B. Rural Industrialization
The second point we
have to tackle in our alternate development process is creation of
employment and increasing earning potential of rural sector to
supplement farming income. This only will stop rural migration to
cities. Jobs have to be created in villages, not in cities, and giving
doles through various Government Schemes has to stop. We do not have to
make our rural population beggars at the mercy of the Government (isn’t
that what NREGA has done?) but give them work and employment
opportunities so that they are masters of their destiny. In short, we
have to produce an army of rural entrepreneurs in our villages through
agro-processing in tiny and small scale sectors.
But first,
villages must get electricity – not through large power plants (their
power is invariably reserved for cities) but through tiny and small
power generating units such as micro-thermal and micro-hydro power
plants, small solar plants, small wind mills, and such units – all such
power generation owned, operated and maintained by villagers themselves.

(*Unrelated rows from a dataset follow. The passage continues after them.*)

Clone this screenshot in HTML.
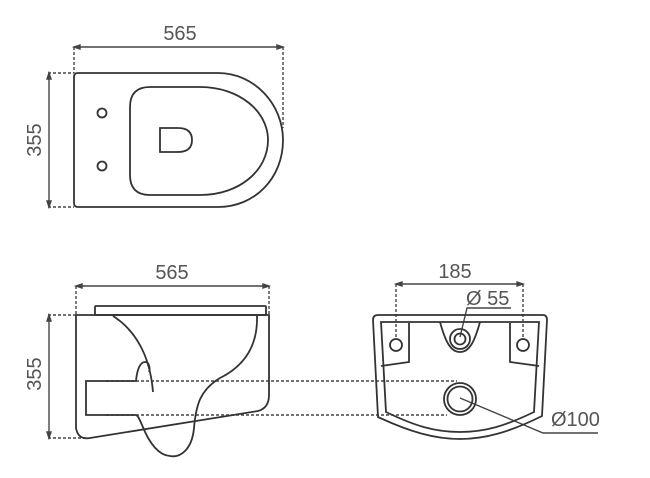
<!DOCTYPE html>
<html><head><style>body{margin:0;background:#fff}svg{display:block}</style></head><body>
<svg width="650" height="478" viewBox="0 0 650 478" xmlns="http://www.w3.org/2000/svg" font-family="Liberation Sans, sans-serif" fill="none" stroke="#333" stroke-width="1.8">
<!-- TOP VIEW -->
<g stroke-width="1.4" stroke="#444">
<path d="M74,47 V73 M283,47 V128 M48,73 H74 M48,207 H74" stroke-dasharray="3,2"/>
<path d="M74,47 H283 M49,73 V207"/>
<path d="M74,47 l6,-2 v4 z M283,47 l-6,-2 v4 z M49,73 l-2,6 h4 z M49,207 l-2,-6 h4 z" fill="#444"/>
</g>
<text x="180" y="40" font-size="20" fill="#555" stroke="none" text-anchor="middle">565</text>
<text x="0" y="0" font-size="20" fill="#555" stroke="none" text-anchor="middle" transform="translate(41,140) rotate(-90)">355</text>
<path d="M78,73 H218 C255,73 283,105 283,140 C283,178 255,207 218,207 H78 Q74,207 74,203 V77 Q74,73 78,73 Z"/>
<path d="M150,87 H200 C240,87 268,112 268,140 C268,170 240,195 200,195 H150 Q130,195 130,175 V107 Q130,87 150,87 Z"/>
<circle cx="102" cy="113" r="4.5"/><circle cx="102" cy="166" r="4.5"/>
<path d="M160,128 H178 Q192,128 192,140 Q192,152 178,152 H160 Z"/>
<!-- SIDE VIEW -->
<g stroke-width="1.4" stroke="#444">
<path d="M76,286 V315 M269,286 V315 M48,315 H76 M48,438 H86 M106,381 H457 M106,415 H447" stroke-dasharray="3,2"/>
<path d="M76,286 H269 M49,315 V438"/>
<path d="M76,286 l6,-2 v4 z M269,286 l-6,-2 v4 z M49,315 l-2,6 h4 z M49,438 l-2,-6 h4 z" fill="#444"/>
</g>
<text x="172" y="279" font-size="20" fill="#555" stroke="none" text-anchor="middle">565</text>
<text x="0" y="0" font-size="20" fill="#555" stroke="none" text-anchor="middle" transform="translate(41,374) rotate(-90)">355</text>
<rect x="95" y="306" width="171" height="9" rx="1"/>
<path d="M76,315 H269 V395 Q269,408 258,411 L90,438 Q78,440 76,428 Z"/>
<path d="M113,316 C135,330 150,355 153,392"/>
<path d="M257,316 C258,350 240,368 220,378 C200,390 196,405 194,428 C192,450 180,458 170,456 C155,455 146,435 142,425 C139,418 138,416 136,415 H86 V381 H136 C137,370 140,362 145,362 C150,362 150,370 149,372"/>
<!-- FRONT VIEW -->
<g stroke-width="1.4" stroke="#444">
<path d="M396,284 V340 M523,284 V340" stroke-dasharray="3,2"/>
<path d="M396,284 H523"/>
<path d="M396,284 l6,-2 v4 z M523,284 l-6,-2 v4 z" fill="#444"/>
<path d="M511,308 H467 L460,337 M460,398 L543,433 H598"/>
</g>
<text x="455" y="278" font-size="20" fill="#555" stroke="none" text-anchor="middle">185</text>
<text x="466" y="305" font-size="20" fill="#555" stroke="none">Ø 55</text>
<text x="551" y="426" font-size="20" fill="#555" stroke="none">Ø100</text>
<path d="M378,315 H543 Q547,315 547,320 L542,416 C510,432 485,439 460,439 C435,439 410,432 378,417 L373,320 Q373,315 378,315 Z"/>
<path d="M381,322 H539 L534,412 C505,426 485,432 460,432 C435,432 415,426 386,412 Z"/>
<path d="M409,323 V362 L381,366 M510,323 V362 L539,366"/>
<path d="M440,322 C445,340 450,352 460,352 C470,352 475,340 480,322"/>
<circle cx="396" cy="345" r="6"/><circle cx="523" cy="345" r="6"/>
<circle cx="460" cy="339" r="10"/><circle cx="460" cy="339" r="5.5"/>
<circle cx="460" cy="399" r="16"/><circle cx="460" cy="399" r="12.5"/>
</svg>
</body></html>
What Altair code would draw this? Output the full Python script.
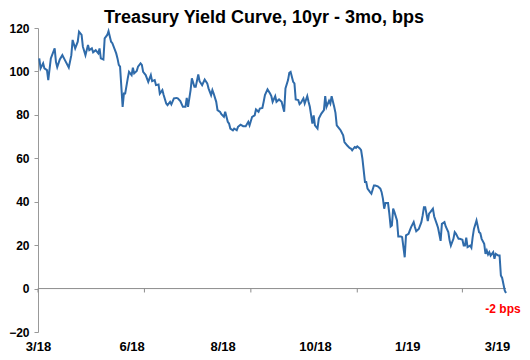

The real power then is in their hands.
Is the above possible? Why
not? If a man can land on the moon, why not small economically viable
power units, if we put our brains behind it and back it with funds,
determination and commitment.
With power available both for
lighting and for small industrial units, one can think of :
- Tiny oil mills
- Tiny rice mills
- Tiny flour mills
- Tiny jaggery (gur) making machines
- Tiny potato chips making units
and many such agro-based units – not food parks, not large
mechanized units – but small individual machines in multiples promoting
larger employment and earning base as well as making the village
self-sufficient. They do not have to buy oil, they produce their own;
they don’t buy flour, they make their own; they don’t buy harmful sugar,
they produce their own beneficial employment and
earning and a spirit of self-dependency inculcated in the village
community.
Today for all areas of agro-based manufacturing, there
are small and tiny sector plants that are equally efficient in producing
quality goods.
We need to promoter aggressively and
unapologetically tiny and small that creates jobs not unemployment,
creates earnings for all not just for few, conserves and protects not
destroys and pollutes nature.
What all
the above means that we need to halt the pace of urban development and
focus instead on rural areas where the large majority of neglected poor
but wise and honest people are desperately eking out a living. The rich
need to be neglected for the moment (they had their fill) for the
benefit of the poor. Otherwise, the day is not far off when clashes,
violence and bloodshed due to glaring disparities will occur
uncontrolled and unabated.
Real India resides in villages, the
First India is our Farmer and this has to be our focus of alternative
development. Make the Farmer our King, make the Villager our Master and
restore the balance in the society. Village still preserves our age old
culture (we call them backward) and India has survived centuries because
of our values, traditions and time-tested practices. Let us not give all
this away at the false glitter and glamour of westernization put in the
garb of modernization.
We will then win and so will our youth! We
do not want to become superpower, we want to be super happy!